The whole idea of retirement is a new-fangled invention, and not one that I think has been for the good. When it comes to work, I’m with Marx – it is what defines us. A life without work is a life without definition.
Before the 20th century there was no idea that there was a right to retire and take life easy after a certain age. There were certainly leisured classes who had managed through birth or industry to collect enough capital that they could choose what work they did, and when and if they did it, but even they didn’t retire.
There was certainly no thought that the tax payer ought to maintain you after a particular age.
But the norm was to work until you dropped, more or less, and the age at which you dropped could actually be quite old.
I was doing some research on Sir Charles Todd, an ancestor of my three older children, the other day. Todd was responsible for the Darwin to Adelaide telegraph line, the NBN of its day, as well as establishing Australia’s meteorological services. He was also Australia’s first deputy postmaster general.

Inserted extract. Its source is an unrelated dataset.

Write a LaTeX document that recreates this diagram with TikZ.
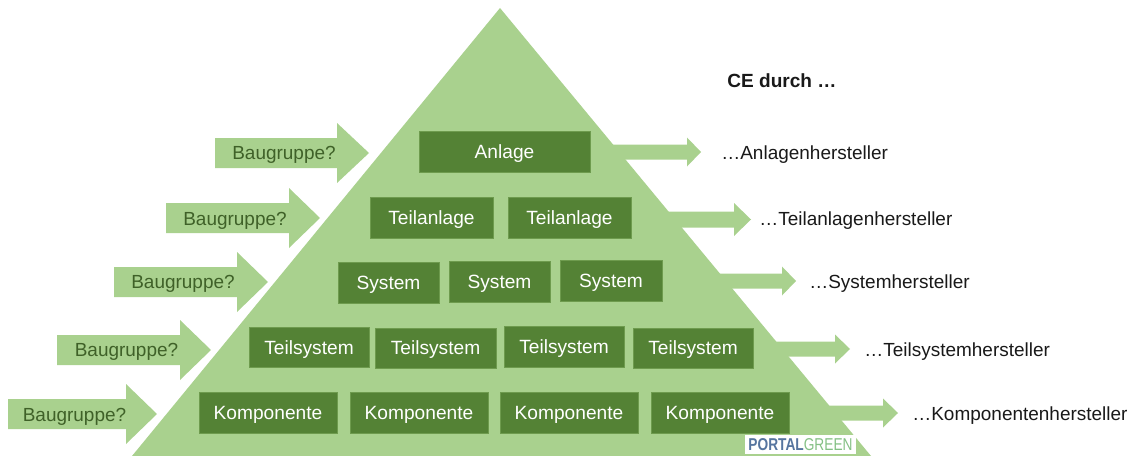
\documentclass[tikz,border=0pt]{standalone}
\usepackage{fontspec}
\setmainfont{Liberation Sans}
\definecolor{lightgreen}{HTML}{A9D18E}
\definecolor{darkgreen}{HTML}{548235}
\definecolor{boxline}{HTML}{6E9B4E}
\definecolor{labelgreen}{HTML}{3F6128}
\definecolor{logoblue}{HTML}{56759F}
\definecolor{logogreen}{HTML}{84C084}
\tikzset{
	box/.style={fill=darkgreen,draw=boxline,line width=.4pt,text=white,inner sep=0pt,outer sep=0pt,text height=7.8pt,text depth=0pt,font=\fontsize{10.9}{12}\selectfont},
	guess/.style={text=labelgreen,inner sep=0pt,text height=7.8pt,text depth=0pt,font=\fontsize{10.8}{12}\selectfont},
	maker/.style={anchor=west,text=black!90,inner sep=0pt,text height=7.8pt,text depth=0pt,font=\fontsize{10.8}{12}\selectfont}
}
\begin{document}
\begin{tikzpicture}[x=.02cm,y=-.02cm]
			\useasboundingbox (0,0) rectangle (1132,456);
			\coordinate (top) at (500,8);
			\coordinate (left) at (132,456);
			\coordinate (right) at (871,456);
			\fill[lightgreen] (top) -- (right) -- (left) -- cycle;
			% arrows on the left side
			\foreach \x/\y/\b/\t in {8/414/126/157,57/350/180/211,114/282/237/268,166/218/289/320,215/153/337/369}{
				\fill[lightgreen] (\x,\y-15) -- (\b,\y-15) -- (\b,\y-30) -- (\t,\y) -- (\b,\y+30) -- (\b,\y+15) -- (\x,\y+15) -- cycle;
			}
			% arrows on the right side
			\foreach \x/\y/\s/\h/\l in {701/152/7.5/14.5/14,751/219.5/8/16.5/17,796/281/7.5/14.5/14,850/349/7.5/14.5/15,898/413/7.5/14.5/15}{
				\fill[lightgreen] (\x-110,\y-\s) -- (\x-\l,\y-\s) -- (\x-\l,\y-\h) -- (\x,\y) -- (\x-\l,\y+\h) -- (\x-\l,\y+\s) -- (\x-110,\y+\s) -- cycle;
			}
			\foreach \name/\x/\y/\w/\h/\txt in {
				anlage/504.5/151.5/171/41/Anlage,
				teilanlageA/431.5/217.5/123/41/Teilanlage,
				teilanlageB/569.5/217.5/123/41/Teilanlage,
				systemA/388.5/282.5/101/41/System,
				systemB/499.5/281.5/101/41/System,
				systemC/611/280.5/102/41/System,
				teilsystemA/309/347.5/120/40/Teilsystem,
				teilsystemB/435.5/348/121/40/Teilsystem,
				teilsystemC/564/346.5/120/41/Teilsystem,
				teilsystemD/693/348/120/40/Teilsystem,
				komponenteA/268/412.5/138/41/Komponente,
				komponenteB/419/412.5/138/41/Komponente,
				komponenteC/569/412.5/138/41/Komponente,
				komponenteD/720/412.5/138/41/Komponente}{
				\node[box,minimum width=\w*.02cm,minimum height=\h*.02cm] (\name) at (\x,\y) {\txt};
			}
			\foreach \name/\x/\y in {guessA/74.5/414.5,guessB/126.5/350,guessC/183/282,guessD/235/219,guessE/284/153}{
				\node[guess] (\name) at (\x,\y) {Baugruppe?};
			}
			\node[maker] (makerA) at (721,152.5) {…Anlagenhersteller};
			\node[maker] (makerB) at (759,219) {…Teilanlagenhersteller};
			\node[maker] (makerC) at (809,281.5) {…Systemhersteller};
			\node[maker] (makerD) at (864,349.5) {…Teilsystemhersteller};
			\node[maker] (makerE) at (912,414) {…Komponentenhersteller};
			\node[maker,font=\fontsize{10.85}{12}\selectfont\bfseries] (title) at (727,81) {CE durch …};
			\node[fill=white,inner sep=0pt,minimum width=111*.02cm,minimum height=19*.02cm,font=\fontsize{7.8}{10}\selectfont] (logo) at (800.5,444.5) {\scalebox{1}[1.25]{\textcolor{logoblue}{\textbf{PORTAL}}\textcolor{logogreen}{GREEN}}};
		\end{tikzpicture}
\end{document}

But what caught my attention was his later work history. He became a commonwealth public servant at the age of 75 when his South Australian department became absorbed by the newly created Commonwealth of Australia, and didn’t actually retire until he was 81, two years before he died.
This was not an uncommon story and it is only a hundred years ago.
There is no physical reason why Joe Hockey shouldn’t raise the retirement age above 70, and it is certainly about time that those of us who are older pushed for mandatory retirement ages to be abolished as a human rights issue, and the right to work elevated above the “right” to retire.